Direction - Output the material exactly, but drop every image it holds.

====================

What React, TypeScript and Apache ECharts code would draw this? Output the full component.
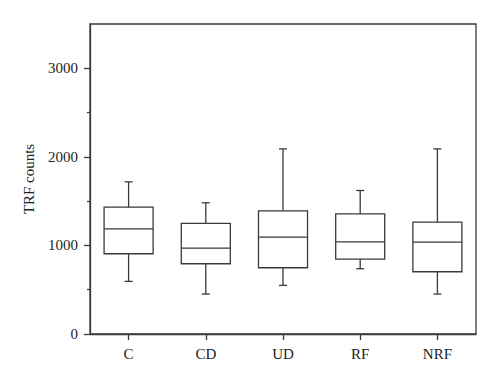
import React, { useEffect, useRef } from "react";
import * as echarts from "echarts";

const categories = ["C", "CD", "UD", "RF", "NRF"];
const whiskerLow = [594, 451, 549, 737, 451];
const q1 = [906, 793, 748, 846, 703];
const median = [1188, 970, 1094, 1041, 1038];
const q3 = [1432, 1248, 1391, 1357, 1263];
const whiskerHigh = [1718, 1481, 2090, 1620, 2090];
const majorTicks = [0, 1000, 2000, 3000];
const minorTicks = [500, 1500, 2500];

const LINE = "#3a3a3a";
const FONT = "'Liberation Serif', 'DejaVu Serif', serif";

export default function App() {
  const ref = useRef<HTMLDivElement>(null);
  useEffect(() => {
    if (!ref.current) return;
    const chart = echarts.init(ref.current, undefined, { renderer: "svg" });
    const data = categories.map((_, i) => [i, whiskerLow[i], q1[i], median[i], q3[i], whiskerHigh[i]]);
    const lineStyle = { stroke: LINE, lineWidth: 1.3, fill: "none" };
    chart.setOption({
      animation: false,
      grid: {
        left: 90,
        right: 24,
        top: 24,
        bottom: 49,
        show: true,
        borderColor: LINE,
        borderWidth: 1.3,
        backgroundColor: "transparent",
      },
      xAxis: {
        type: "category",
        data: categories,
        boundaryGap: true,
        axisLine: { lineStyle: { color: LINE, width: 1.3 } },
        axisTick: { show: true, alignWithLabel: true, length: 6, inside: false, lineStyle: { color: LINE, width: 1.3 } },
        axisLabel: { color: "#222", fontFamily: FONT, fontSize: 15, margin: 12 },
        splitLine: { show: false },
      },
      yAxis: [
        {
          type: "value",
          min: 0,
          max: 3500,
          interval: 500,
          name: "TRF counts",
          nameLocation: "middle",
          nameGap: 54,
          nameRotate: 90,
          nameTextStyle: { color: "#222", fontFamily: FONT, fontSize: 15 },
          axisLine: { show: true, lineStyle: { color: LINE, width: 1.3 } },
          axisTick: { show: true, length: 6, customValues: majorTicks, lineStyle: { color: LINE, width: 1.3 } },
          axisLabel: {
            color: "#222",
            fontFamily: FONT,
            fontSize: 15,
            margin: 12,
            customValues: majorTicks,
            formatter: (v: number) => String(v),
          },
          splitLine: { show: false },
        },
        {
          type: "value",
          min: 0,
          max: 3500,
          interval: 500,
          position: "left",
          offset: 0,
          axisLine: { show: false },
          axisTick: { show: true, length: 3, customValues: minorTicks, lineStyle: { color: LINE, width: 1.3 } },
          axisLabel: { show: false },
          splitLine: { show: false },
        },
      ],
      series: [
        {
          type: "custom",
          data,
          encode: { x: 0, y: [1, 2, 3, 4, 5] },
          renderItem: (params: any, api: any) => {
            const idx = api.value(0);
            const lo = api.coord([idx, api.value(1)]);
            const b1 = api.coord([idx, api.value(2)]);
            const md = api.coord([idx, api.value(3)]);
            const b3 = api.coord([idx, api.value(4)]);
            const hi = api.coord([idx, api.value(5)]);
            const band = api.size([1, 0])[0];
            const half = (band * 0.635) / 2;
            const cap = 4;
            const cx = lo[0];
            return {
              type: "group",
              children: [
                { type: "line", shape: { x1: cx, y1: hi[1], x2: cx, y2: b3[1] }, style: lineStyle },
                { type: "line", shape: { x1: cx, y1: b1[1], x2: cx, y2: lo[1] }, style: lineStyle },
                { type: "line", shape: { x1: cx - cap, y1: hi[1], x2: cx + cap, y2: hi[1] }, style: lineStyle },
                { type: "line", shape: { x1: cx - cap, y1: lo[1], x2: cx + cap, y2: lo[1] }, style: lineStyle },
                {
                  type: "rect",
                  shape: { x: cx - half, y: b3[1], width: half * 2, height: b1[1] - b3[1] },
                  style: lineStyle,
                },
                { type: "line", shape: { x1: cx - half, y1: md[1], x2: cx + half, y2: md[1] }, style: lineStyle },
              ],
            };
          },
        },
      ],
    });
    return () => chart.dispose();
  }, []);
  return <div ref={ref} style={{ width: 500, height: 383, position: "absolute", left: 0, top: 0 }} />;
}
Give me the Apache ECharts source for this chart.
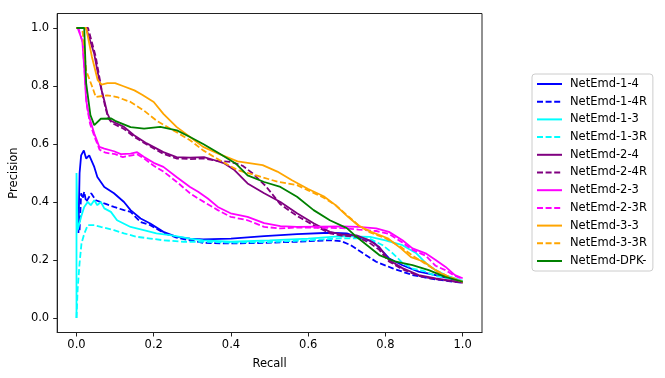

====================

Final result -
What React, TypeScript and Apache ECharts code would draw this? Output the full component.
import React, { useEffect, useRef } from "react";
import * as echarts from "echarts";

const categories = ["C", "CD", "UD", "RF", "NRF"];
const whiskerLow = [594, 451, 549, 737, 451];
const q1 = [906, 793, 748, 846, 703];
const median = [1188, 970, 1094, 1041, 1038];
const q3 = [1432, 1248, 1391, 1357, 1263];
const whiskerHigh = [1718, 1481, 2090, 1620, 2090];
const majorTicks = [0, 1000, 2000, 3000];
const minorTicks = [500, 1500, 2500];

const LINE = "#3a3a3a";
const FONT = "'Liberation Serif', 'DejaVu Serif', serif";

export default function App() {
  const ref = useRef<HTMLDivElement>(null);
  useEffect(() => {
    if (!ref.current) return;
    const chart = echarts.init(ref.current, undefined, { renderer: "svg" });
    const data = categories.map((_, i) => [i, whiskerLow[i], q1[i], median[i], q3[i], whiskerHigh[i]]);
    const lineStyle = { stroke: LINE, lineWidth: 1.3, fill: "none" };
    chart.setOption({
      animation: false,
      grid: {
        left: 90,
        right: 24,
        top: 24,
        bottom: 49,
        show: true,
        borderColor: LINE,
        borderWidth: 1.3,
        backgroundColor: "transparent",
      },
      xAxis: {
        type: "category",
        data: categories,
        boundaryGap: true,
        axisLine: { lineStyle: { color: LINE, width: 1.3 } },
        axisTick: { show: true, alignWithLabel: true, length: 6, inside: false, lineStyle: { color: LINE, width: 1.3 } },
        axisLabel: { color: "#222", fontFamily: FONT, fontSize: 15, margin: 12 },
        splitLine: { show: false },
      },
      yAxis: [
        {
          type: "value",
          min: 0,
          max: 3500,
          interval: 500,
          name: "TRF counts",
          nameLocation: "middle",
          nameGap: 54,
          nameRotate: 90,
          nameTextStyle: { color: "#222", fontFamily: FONT, fontSize: 15 },
          axisLine: { show: true, lineStyle: { color: LINE, width: 1.3 } },
          axisTick: { show: true, length: 6, customValues: majorTicks, lineStyle: { color: LINE, width: 1.3 } },
          axisLabel: {
            color: "#222",
            fontFamily: FONT,
            fontSize: 15,
            margin: 12,
            customValues: majorTicks,
            formatter: (v: number) => String(v),
          },
          splitLine: { show: false },
        },
        {
          type: "value",
          min: 0,
          max: 3500,
          interval: 500,
          position: "left",
          offset: 0,
          axisLine: { show: false },
          axisTick: { show: true, length: 3, customValues: minorTicks, lineStyle: { color: LINE, width: 1.3 } },
          axisLabel: { show: false },
          splitLine: { show: false },
        },
      ],
      series: [
        {
          type: "custom",
          data,
          encode: { x: 0, y: [1, 2, 3, 4, 5] },
          renderItem: (params: any, api: any) => {
            const idx = api.value(0);
            const lo = api.coord([idx, api.value(1)]);
            const b1 = api.coord([idx, api.value(2)]);
            const md = api.coord([idx, api.value(3)]);
            const b3 = api.coord([idx, api.value(4)]);
            const hi = api.coord([idx, api.value(5)]);
            const band = api.size([1, 0])[0];
            const half = (band * 0.635) / 2;
            const cap = 4;
            const cx = lo[0];
            return {
              type: "group",
              children: [
                { type: "line", shape: { x1: cx, y1: hi[1], x2: cx, y2: b3[1] }, style: lineStyle },
                { type: "line", shape: { x1: cx, y1: b1[1], x2: cx, y2: lo[1] }, style: lineStyle },
                { type: "line", shape: { x1: cx - cap, y1: hi[1], x2: cx + cap, y2: hi[1] }, style: lineStyle },
                { type: "line", shape: { x1: cx - cap, y1: lo[1], x2: cx + cap, y2: lo[1] }, style: lineStyle },
                {
                  type: "rect",
                  shape: { x: cx - half, y: b3[1], width: half * 2, height: b1[1] - b3[1] },
                  style: lineStyle,
                },
                { type: "line", shape: { x1: cx - half, y1: md[1], x2: cx + half, y2: md[1] }, style: lineStyle },
              ],
            };
          },
        },
      ],
    });
    return () => chart.dispose();
  }, []);
  return <div ref={ref} style={{ width: 500, height: 383, position: "absolute", left: 0, top: 0 }} />;
}
Give me the Apache ECharts source for this chart.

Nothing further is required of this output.